··· Provided records

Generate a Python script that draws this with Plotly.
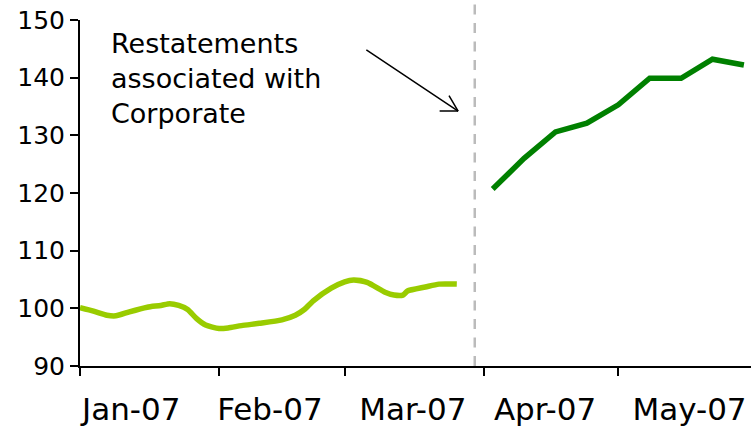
import plotly.graph_objects as go

# Index level before the restatement (smoothed daily series)
pre_dates = [
    "2007-01-01", "2007-01-04", "2007-01-07", "2007-01-09", "2007-01-12",
    "2007-01-16", "2007-01-19", "2007-01-21", "2007-01-23", "2007-01-25",
    "2007-01-27", "2007-01-29", "2007-02-01", "2007-02-03", "2007-02-06",
    "2007-02-10", "2007-02-15", "2007-02-18", "2007-02-20", "2007-02-22",
    "2007-02-26", "2007-03-01", "2007-03-03", "2007-03-06", "2007-03-10",
    "2007-03-12", "2007-03-14", "2007-03-15", "2007-03-19", "2007-03-22",
    "2007-03-26",
]
pre_values = [
    100.1, 99.5, 98.8, 98.7, 99.4,
    100.2, 100.5, 100.8, 100.5, 99.8,
    98.2, 97.1, 96.5, 96.6, 97.0,
    97.4, 98.0, 98.8, 99.8, 101.3,
    103.5, 104.6, 104.9, 104.5, 102.8,
    102.3, 102.3, 103.0, 103.7, 104.2,
    104.2,
]

# Index level after the restatement (weekly)
post_dates = [
    "2007-04-03", "2007-04-10", "2007-04-17", "2007-04-24", "2007-05-01",
    "2007-05-08", "2007-05-15", "2007-05-22", "2007-05-29",
]
post_values = [120.7, 126.0, 130.6, 132.1, 135.3, 139.9, 139.9, 143.2, 142.2]

# Axis labelling
month_starts = ["2007-01-01", "2007-02-01", "2007-03-01", "2007-04-01", "2007-05-01"]
month_labels = ["Jan-07", "Feb-07", "Mar-07", "Apr-07", "May-07"]
y_ticks = [90, 100, 110, 120, 130, 140, 150]

restatement_date = "2007-03-30"
note_text = "Restatements<br>associated with<br>Corporate"

FONT = "DejaVu Sans, Verdana, sans-serif"

fig = go.Figure()
fig.add_trace(go.Scatter(
    x=pre_dates, y=pre_values, mode="lines",
    line=dict(color="#99CC00", width=5.5, shape="spline", smoothing=0.6),
    showlegend=False, hoverinfo="skip",
))
fig.add_trace(go.Scatter(
    x=post_dates, y=post_values, mode="lines",
    line=dict(color="#008000", width=5.5),
    showlegend=False, hoverinfo="skip",
))

# dashed separator marking the restatement
fig.add_shape(
    type="line", xref="x", yref="paper",
    x0=restatement_date, x1=restatement_date, y0=0, y1=1.049,
    line=dict(color="#BBBBBB", width=2.5, dash="10px,8.5px"),
)

# note text
fig.add_annotation(
    x="2007-01-07 12:00", y=148.9, xref="x", yref="y",
    text=note_text, showarrow=False, align="left",
    xanchor="left", yanchor="top",
    font=dict(family=FONT, size=27, color="#000000"),
)

# arrow pointing at the separator: a plain shaft plus two open barbs
arrow_tip = ("2007-03-26 07:00", 134.2)
arrow_tail = ("2007-03-05 12:00", 145.0)
fig.add_annotation(
    x=arrow_tip[0], y=arrow_tip[1], xref="x", yref="y",
    ax=arrow_tail[0], ay=arrow_tail[1], axref="x", ayref="y",
    text="", showarrow=True, arrowhead=0, arrowwidth=1.5, arrowcolor="#000000",
)
for dx, dy in [(-20, 0), (-10, -17)]:
    fig.add_annotation(
        x=arrow_tip[0], y=arrow_tip[1], xref="x", yref="y",
        ax=dx, ay=dy, text="", showarrow=True, arrowhead=0,
        arrowwidth=1.5, arrowcolor="#000000",
    )

# label anchors sit near the middle of each month
label_pos = ["2007-01-12 10:00", "2007-02-12 08:00", "2007-03-16 05:00",
             "2007-04-14 16:00", "2007-05-16 21:00"]

fig.update_layout(
    width=751, height=426,
    margin=dict(l=80, r=0, t=20, b=60, autoexpand=False),
    paper_bgcolor="white", plot_bgcolor="white",
    font=dict(family=FONT, color="#000000"),
    xaxis=dict(
        type="date", automargin=False,
        range=["2007-01-01", "2007-05-30 14:00"],
        tickmode="array", tickvals=label_pos, ticktext=month_labels,
        ticks="", showgrid=False, zeroline=False,
        showline=True, linecolor="#000000", linewidth=2,
        tickfont=dict(family=FONT, size=31, color="#000000"),
        ticklabelstandoff=15,
        minor=dict(tickmode="array", tickvals=month_starts, ticks="outside",
                   ticklen=8, tickwidth=2, tickcolor="#000000", showgrid=False),
    ),
    yaxis=dict(
        range=[90, 150], tickmode="array", tickvals=y_ticks, automargin=False,
        ticks="outside", ticklen=8, tickwidth=2, tickcolor="#000000",
        showgrid=False, zeroline=False,
        showline=True, linecolor="#000000", linewidth=2,
        tickfont=dict(family=FONT, size=25, color="#000000"),
    ),
)

fig.write_html("out.html")
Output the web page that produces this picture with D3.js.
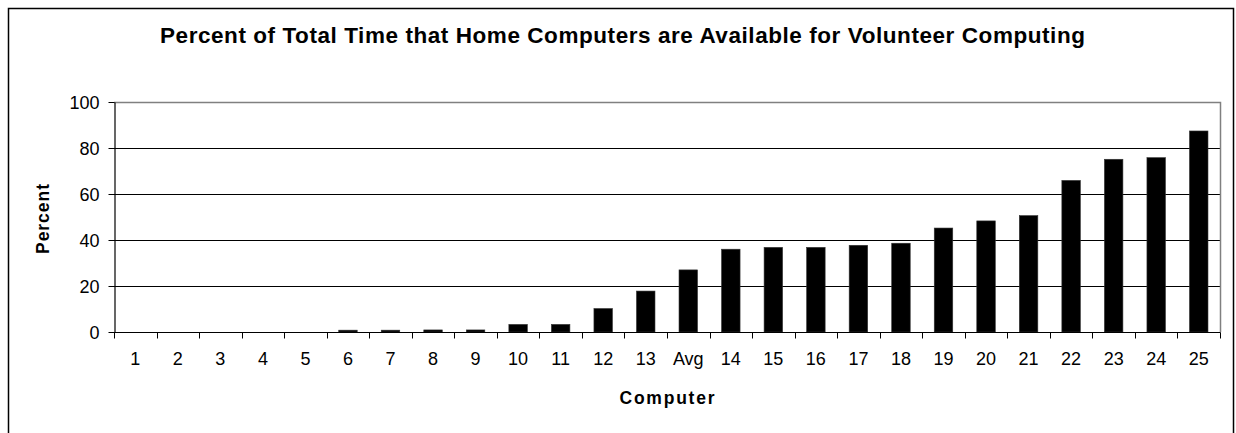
<!DOCTYPE html>
<html>
<head>
<meta charset="utf-8">
<script src="https://cdn.jsdelivr.net/npm/d3@7"></script>
<style>
  html, body { margin: 0; padding: 0; background: #fff; }
  svg { display: block; }
  text { font-family: "Liberation Sans", Arial, sans-serif; fill: #000; }
</style>
</head>
<body>
<svg id="chart" width="1236" height="433"></svg>
<script>
// Computers sorted by availability, with the average inserted in its place
const computers = ["1","2","3","4","5","6","7","8","9","10","11","12","13","Avg",
                   "14","15","16","17","18","19","20","21","22","23","24","25"];
const percentAvailable = [0, 0, 0, 0, 0, 0.8, 0.8, 0.9, 0.9, 3.3, 3.3, 10.2, 17.8, 27.0,
                          36.0, 36.8, 36.8, 37.7, 38.6, 45.2, 48.3, 50.6, 65.9, 75.1, 75.8, 87.4];
const yTicks = [0, 20, 40, 60, 80, 100];

const titleText = "Percent of Total Time that Home Computers are Available for Volunteer Computing";
const xTitle = "Computer";
const yTitle = "Percent";

const svg = d3.select("#chart");
const plot = { left: 114, top: 102, right: 1220, bottom: 332 };

// outer chart frame
svg.append("rect")
  .attr("x", 8.5).attr("y", 8.5)
  .attr("width", 1225).attr("height", 440)
  .attr("fill", "#fff").attr("stroke", "#000").attr("stroke-width", 1.5);

const x = d3.scaleBand()
  .domain(computers)
  .range([plot.left, plot.right])
  .paddingInner(0.565)
  .paddingOuter(0.2825);

const y = d3.scaleLinear().domain([0, 100]).range([plot.bottom, plot.top]);

// horizontal gridlines
svg.append("g")
  .selectAll("line")
  .data(yTicks.filter(t => t > 0 && t < 100))
  .join("line")
  .attr("x1", plot.left).attr("x2", plot.right)
  .attr("y1", d => Math.round(y(d)) + 0.5).attr("y2", d => Math.round(y(d)) + 0.5)
  .attr("stroke", "#000").attr("stroke-width", 1);

// plot area border (top and right in gray)
svg.append("path")
  .attr("d", `M${plot.left},${plot.top + 0.5}H${plot.right + 0.5}V${plot.bottom}`)
  .attr("fill", "none").attr("stroke", "#808080").attr("stroke-width", 1.5);

// bars
svg.append("g")
  .selectAll("rect")
  .data(computers.map((c, i) => ({ c, v: percentAvailable[i] })))
  .join("rect")
  .attr("x", d => x(d.c))
  .attr("width", x.bandwidth())
  .attr("y", d => y(d.v))
  .attr("height", d => y(0) - y(d.v))
  .attr("fill", "#000")
  .attr("stroke", "#333").attr("stroke-width", 0.6);

// y axis
const yAxis = svg.append("g")
  .attr("transform", `translate(${plot.left + 0.5},0)`)
  .call(d3.axisLeft(y).tickValues(yTicks).tickSize(6).tickPadding(9).tickSizeOuter(0));
yAxis.select(".domain").attr("stroke", "#000").attr("stroke-width", 1.2);
yAxis.selectAll(".tick line").attr("stroke", "#000");
yAxis.selectAll(".tick text")
  .style("font-family", "'Liberation Sans', Arial, sans-serif")
  .style("font-size", "18px").attr("fill", "#000").attr("dy", "0.36em");

// x axis: ticks sit on the category boundaries
const xAxisG = svg.append("g").attr("transform", `translate(0,${plot.bottom + 0.5})`);
xAxisG.append("line")
  .attr("x1", plot.left).attr("x2", plot.right + 0.5)
  .attr("stroke", "#000").attr("stroke-width", 1.2);
const step = x.step();
const boundaries = d3.range(computers.length + 1).map(i => plot.left + i * step);
xAxisG.selectAll("line.tk")
  .data(boundaries)
  .join("line")
  .attr("class", "tk")
  .attr("x1", d => Math.round(d) + 0.5).attr("x2", d => Math.round(d) + 0.5)
  .attr("y1", 0).attr("y2", 6)
  .attr("stroke", "#000");
xAxisG.selectAll("text")
  .data(computers)
  .join("text")
  .attr("x", d => x(d) + x.bandwidth() / 2)
  .attr("y", 32.5)
  .attr("text-anchor", "middle")
  .style("font-size", "18px")
  .text(d => d);

// titles
svg.append("text")
  .attr("x", 622.5).attr("y", 43)
  .attr("text-anchor", "middle")
  .style("font-size", "22.5px").style("font-weight", "bold")
  .attr("textLength", 925).attr("lengthAdjust", "spacing")
  .text(titleText);

svg.append("text")
  .attr("x", (plot.left + plot.right) / 2).attr("y", 404)
  .attr("text-anchor", "middle")
  .style("font-size", "17.5px").style("font-weight", "bold")
  .attr("textLength", 95).attr("lengthAdjust", "spacing")
  .text(xTitle);

svg.append("text")
  .attr("transform", `translate(49,${(plot.top + plot.bottom) / 2 + 2}) rotate(-90)`)
  .attr("text-anchor", "middle")
  .style("font-size", "17.5px").style("font-weight", "bold")
  .attr("textLength", 70).attr("lengthAdjust", "spacing")
  .text(yTitle);
</script>
</body>
</html>
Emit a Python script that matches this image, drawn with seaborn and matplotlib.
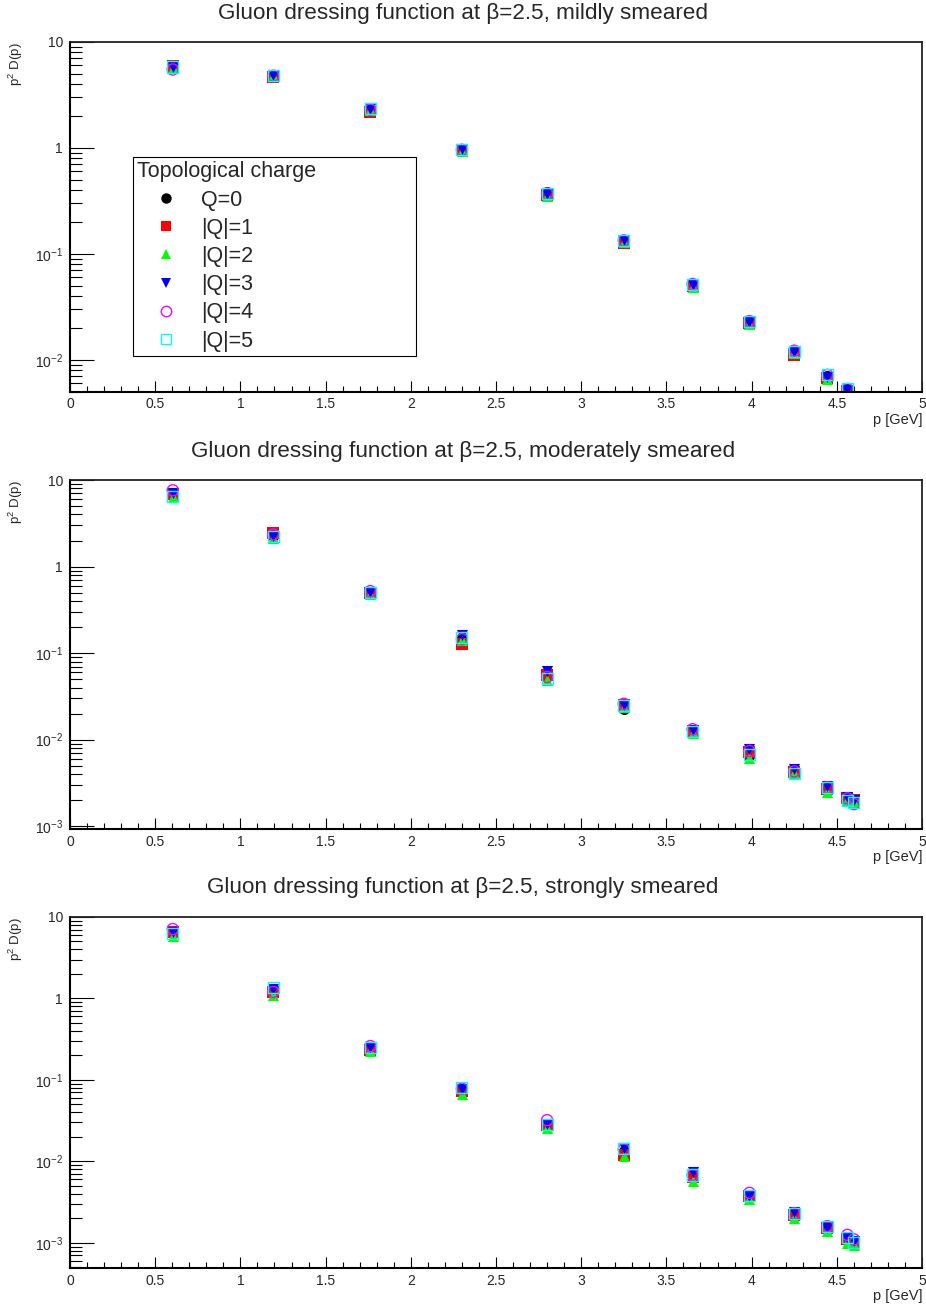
import numpy as np
import pandas as pd
import seaborn as sns
import matplotlib.pyplot as plt
from matplotlib.ticker import LogLocator, MultipleLocator, FuncFormatter, NullFormatter
from matplotlib.lines import Line2D

sns.set_style("white")
plt.rcParams['font.family'] = ['Liberation Sans', 'DejaVu Sans']
plt.rcParams['mathtext.default'] = 'regular'

# momenta in GeV
momenta = [0.603, 1.193, 1.762, 2.300, 2.800, 3.250, 3.654, 3.987, 4.250, 4.444, 4.562, 4.600]

charges = ['Q=0', '|Q|=1', '|Q|=2', '|Q|=3', '|Q|=4', '|Q|=5']

# mildly smeared (last momentum is off the plot)
mild_q0 = [5.9, 4.85, 2.35, 0.98, 0.38, 0.135, 0.051, 0.0232, 0.0118, 0.0070, 0.0053]
mild_q1 = [5.9, 4.70, 2.20, 0.95, 0.36, 0.128, 0.050, 0.0225, 0.0112, 0.0068, 0.0051]
mild_q2 = [5.7, 4.75, 2.30, 0.93, 0.35, 0.130, 0.049, 0.0220, 0.0115, 0.0066, 0.0050]
mild_q3 = [5.8, 4.85, 2.35, 0.97, 0.37, 0.134, 0.051, 0.0230, 0.0118, 0.0069, 0.0052]
mild_q4 = [5.5, 4.80, 2.30, 0.96, 0.37, 0.134, 0.052, 0.0232, 0.0122, 0.0072, 0.0053]
mild_q5 = [5.8, 4.80, 2.35, 0.97, 0.37, 0.135, 0.051, 0.0230, 0.0120, 0.0073, 0.0054]

# moderately smeared
mod_q0 = [7.0, 2.25, 0.50, 0.150, 0.055, 0.0225, 0.0125, 0.0065, 0.0043, 0.0028, 0.0021, 0.0019]
mod_q1 = [6.8, 2.45, 0.49, 0.128, 0.056, 0.0250, 0.0125, 0.0072, 0.0042, 0.0027, 0.0021, 0.0020]
mod_q2 = [6.3, 2.15, 0.48, 0.140, 0.049, 0.0240, 0.0120, 0.0062, 0.0041, 0.0025, 0.0020, 0.0019]
mod_q3 = [7.0, 2.25, 0.51, 0.160, 0.062, 0.0250, 0.0130, 0.0077, 0.0046, 0.0029, 0.0022, 0.0020]
mod_q4 = [7.6, 2.35, 0.52, 0.145, 0.053, 0.0260, 0.0132, 0.0074, 0.0043, 0.0028, 0.0021, 0.0018]
mod_q5 = [6.5, 2.20, 0.50, 0.150, 0.051, 0.0250, 0.0123, 0.0068, 0.0041, 0.0028, 0.0020, 0.0019]

# strongly smeared
str_q0 = [6.6, 1.25, 0.245, 0.075, 0.029, 0.0135, 0.0070, 0.0038, 0.0023, 0.0016, 0.00115, 0.00105]
str_q1 = [6.5, 1.20, 0.235, 0.072, 0.028, 0.0120, 0.0065, 0.0038, 0.0022, 0.0015, 0.00110, 0.00100]
str_q2 = [5.9, 1.10, 0.225, 0.068, 0.026, 0.0115, 0.0058, 0.0034, 0.0020, 0.0014, 0.00100, 0.00095]
str_q3 = [6.6, 1.30, 0.250, 0.078, 0.029, 0.0145, 0.0075, 0.0037, 0.0024, 0.0015, 0.00115, 0.00105]
str_q4 = [7.1, 1.20, 0.260, 0.078, 0.032, 0.0140, 0.0068, 0.0041, 0.0023, 0.0016, 0.00125, 0.00110]
str_q5 = [6.2, 1.35, 0.250, 0.080, 0.028, 0.0145, 0.0068, 0.0038, 0.0023, 0.0016, 0.00115, 0.00100]

titles = ['Gluon dressing function at \u03b2=2.5, mildly smeared',
          'Gluon dressing function at \u03b2=2.5, moderately smeared',
          'Gluon dressing function at \u03b2=2.5, strongly smeared']

panels = [[mild_q0, mild_q1, mild_q2, mild_q3, mild_q4, mild_q5],
          [mod_q0, mod_q1, mod_q2, mod_q3, mod_q4, mod_q5],
          [str_q0, str_q1, str_q2, str_q3, str_q4, str_q5]]

# marker, colour, filled
styles = [('o', '#000000', True), ('s', '#ff0000', True), ('^', '#00ff00', True),
          ('v', '#0000ff', True), ('o', '#ff00ff', False), ('s', '#00ffff', False)]

boxes = [[0.0756, 0.6996, 0.9201, 0.2682],
         [0.0756, 0.3643, 0.9201, 0.2676],
         [0.0756, 0.0276, 0.9201, 0.2692]]
ymins = [5.0e-3, 9.3e-4, 4.9e-4]
title_y = [14, 451, 888]


def ylab(v, pos):
    e = int(round(np.log10(v)))
    if e >= 0:
        return '%g' % v
    return r'$10^{%d}$' % e


fig = plt.figure(figsize=(9.26, 13.04), dpi=100)

for i in range(3):
    ax = fig.add_axes(boxes[i])
    series = panels[i]
    for vals, lab, (mk, col, filled) in zip(series, charges, styles):
        df = pd.DataFrame({'p': momenta[:len(vals)], 'd': vals})
        if filled:
            sns.scatterplot(data=df, x='p', y='d', ax=ax, marker=mk, s=64,
                            color=col, edgecolor=col, linewidth=0, legend=False)
        else:
            sns.scatterplot(data=df, x='p', y='d', ax=ax, marker=mk, s=64,
                            facecolors='none', edgecolor=col, linewidth=1.0, legend=False)

    ax.set_yscale('log')
    ax.set_xlim(0, 5)
    ax.set_ylim(ymins[i], 10)
    ax.xaxis.set_major_locator(MultipleLocator(0.5))
    ax.xaxis.set_minor_locator(MultipleLocator(0.1))
    ax.xaxis.set_major_formatter(FuncFormatter(lambda v, p: '%g' % v))
    ax.yaxis.set_major_locator(LogLocator(10))
    ax.yaxis.set_minor_locator(LogLocator(10, subs=range(2, 10)))
    ax.yaxis.set_minor_formatter(NullFormatter())
    ax.yaxis.set_major_formatter(FuncFormatter(ylab))

    ax.tick_params(which='both', direction='in', top=False, right=False,
                   left=True, bottom=True, color='black', width=0.8)
    ax.tick_params(axis='y', which='major', length=17, pad=5, labelsize=10)
    ax.tick_params(axis='y', which='minor', length=8.6)
    ax.tick_params(axis='x', which='major', length=8, pad=4, labelsize=10)
    ax.tick_params(axis='x', which='minor', length=4.3)
    for side in ['left', 'bottom']:
        ax.spines[side].set_linewidth(1.5)
        ax.spines[side].set_color('black')
    for side in ['top', 'right']:
        ax.spines[side].set_linewidth(1.3)
        ax.spines[side].set_color('#222222')

    ax.set_xlabel('p [GeV]', loc='right', fontsize=10.5, labelpad=1)
    ax.set_ylabel('p$^{2}$ D(p)', loc='top', fontsize=9.5)
    ax.yaxis.set_label_coords(-0.053, 1.0)

    fig.text(0.5, 1 - title_y[i] / 1304, titles[i], ha='center', va='center', fontsize=16.2)

    if i == 0:
        handles = []
        for lab, (mk, col, filled) in zip(charges, styles):
            handles.append(Line2D([], [], linestyle='', marker=mk, markersize=7.5,
                                  markerfacecolor=col if filled else 'none',
                                  markeredgecolor=col, markeredgewidth=1.0 if not filled else 0,
                                  label=lab))
        leg = ax.legend(handles=handles, title='Topological charge', loc='upper left',
                        bbox_to_anchor=(0.074, 0.108, 0.332, 0.563), mode='expand',
                        borderaxespad=0, fontsize=15.5, title_fontsize=15.5, frameon=True,
                        fancybox=False, edgecolor='black', framealpha=1, borderpad=0.2,
                        labelspacing=0.335, handlelength=2.7, handletextpad=0.25)
        leg._legend_box.align = 'left'
        leg.get_frame().set_linewidth(0.8)

fig.savefig('out.png', dpi=100)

······

> **Directions for this task**: Please quote the lines of the material, beginning with the first and ending with the one that contains "139.9, 143.2, 142.2]", exactly as written and without any pictures.

> **Response**:
Generate a Python script that draws this with Plotly.
import plotly.graph_objects as go

# Index level before the restatement (smoothed daily series)
pre_dates = [
    "2007-01-01", "2007-01-04", "2007-01-07", "2007-01-09", "2007-01-12",
    "2007-01-16", "2007-01-19", "2007-01-21", "2007-01-23", "2007-01-25",
    "2007-01-27", "2007-01-29", "2007-02-01", "2007-02-03", "2007-02-06",
    "2007-02-10", "2007-02-15", "2007-02-18", "2007-02-20", "2007-02-22",
    "2007-02-26", "2007-03-01", "2007-03-03", "2007-03-06", "2007-03-10",
    "2007-03-12", "2007-03-14", "2007-03-15", "2007-03-19", "2007-03-22",
    "2007-03-26",
]
pre_values = [
    100.1, 99.5, 98.8, 98.7, 99.4,
    100.2, 100.5, 100.8, 100.5, 99.8,
    98.2, 97.1, 96.5, 96.6, 97.0,
    97.4, 98.0, 98.8, 99.8, 101.3,
    103.5, 104.6, 104.9, 104.5, 102.8,
    102.3, 102.3, 103.0, 103.7, 104.2,
    104.2,
]

# Index level after the restatement (weekly)
post_dates = [
    "2007-04-03", "2007-04-10", "2007-04-17", "2007-04-24", "2007-05-01",
    "2007-05-08", "2007-05-15", "2007-05-22", "2007-05-29",
]
post_values = [120.7, 126.0, 130.6, 132.1, 135.3, 139.9, 139.9, 143.2, 142.2]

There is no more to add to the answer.